Sample data:
tibble::tibble(id = c("101", "101", "101", "102", "102", "103"),
color = c("Blue", "Blue", "Red", "Red", "Green", "Green"))
#> # A tibble: 6 × 2
#> id color
#> <chr> <chr>
#> 1 101 Blue
#> 2 101 Blue
#> 3 101 Red
#> 4 102 Red
#> 5 102 Green
#> 6 103 Green
Created on 2024-09-05 with reprex v2.1.1
I want to count the number of id
's which have a certain value of color
, for every value of color
.
Sample Output:
tibble::tibble(color = c("Blue", "Red", "Green"), number_of_ids_having_color = c("1",
"2", "2"))
#> # A tibble: 3 × 2
#> color number_of_ids_having_color
#> <chr> <chr>
#> 1 Blue 1
#> 2 Red 2
#> 3 Green 2
Created on 2024-09-05 with reprex v2.1.1
This is sort of similar to this question, the differences being that (a) my variable to condition on is categorical and (b) I want to make this calculation for every single value of said variable.
As a little bonus question (lower priority), let's say I also have another variable, most_important_color
and I'd like to also count the number of id
's having each color as their most_important_color
:
tibble::tibble(id = c("101", "101", "101", "102", "102", "103"),
color = c("Blue", "Blue", "Red", "Red", "Green", "Green"),
most_important_color = c("F", "F", "T", "T", "F", "T"))
#> # A tibble: 6 × 3
#> id color most_important_color
#> <chr> <chr> <chr>
#> 1 101 Blue F
#> 2 101 Blue F
#> 3 101 Red T
#> 4 102 Red T
#> 5 102 Green F
#> 6 103 Green T
Created on 2024-09-05 with reprex v2.1.1
The final end product, incorporating the solution to my first (and more important question) would look like this:
tibble::tibble(color_group = c("Blue", "Red", "Green"), number_of_ids_having_color = c("1",
"2", "2"), number_of_ids_having_color_as_most_important = c("0",
"2", "1"))
#> # A tibble: 3 × 3
#> color_group number_of_ids_having_color number_of_ids_having_color_as_most_im…¹
#> <chr> <chr> <chr>
#> 1 Blue 1 0
#> 2 Red 2 2
#> 3 Green 2 1
#> # ℹ abbreviated name: ¹number_of_ids_having_color_as_most_important
Created on 2024-09-05 with reprex v2.1.1
It's fairly straightforward to do this separately and then join the results of that operation to that of above, but I'm interested if there's a way to do all of this in a single pipe without any need to create intermediate objects and join them.

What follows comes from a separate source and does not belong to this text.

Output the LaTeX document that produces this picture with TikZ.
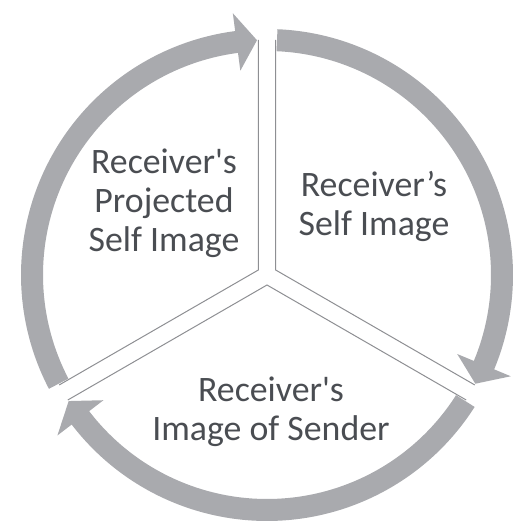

Tidyverse solutions strongly preferred since I share this code with people who are mostly comfortable with tidyverse.
Thank you!
library(dplyr)
#>
#> Attaching package: 'dplyr'
#> The following objects are masked from 'package:stats':
#>
#> filter, lag
#> The following objects are masked from 'package:base':
#>
#> intersect, setdiff, setequal, union
df_colors <- tibble::tibble(
id = c("101", "101", "101", "102", "102", "103"),
color = c("Blue", "Blue", "Red", "Red", "Green", "Green"),
most_important_color = c(F, F, T, T, F, T)
)
df_colors |>
group_by(color) %>%
summarise(
ids = n_distinct(id),
most_important = n_distinct(if_else(most_important_color, id, NA_character_), na.rm = T),
records = n()
)
#> # A tibble: 3 × 4
#> color ids most_important records
#> <chr> <int> <int> <int>
#> 1 Blue 1 0 2
#> 2 Green 2 1 2
#> 3 Red 2 2 2
Created on 2024-09-05 with reprex v2.1.1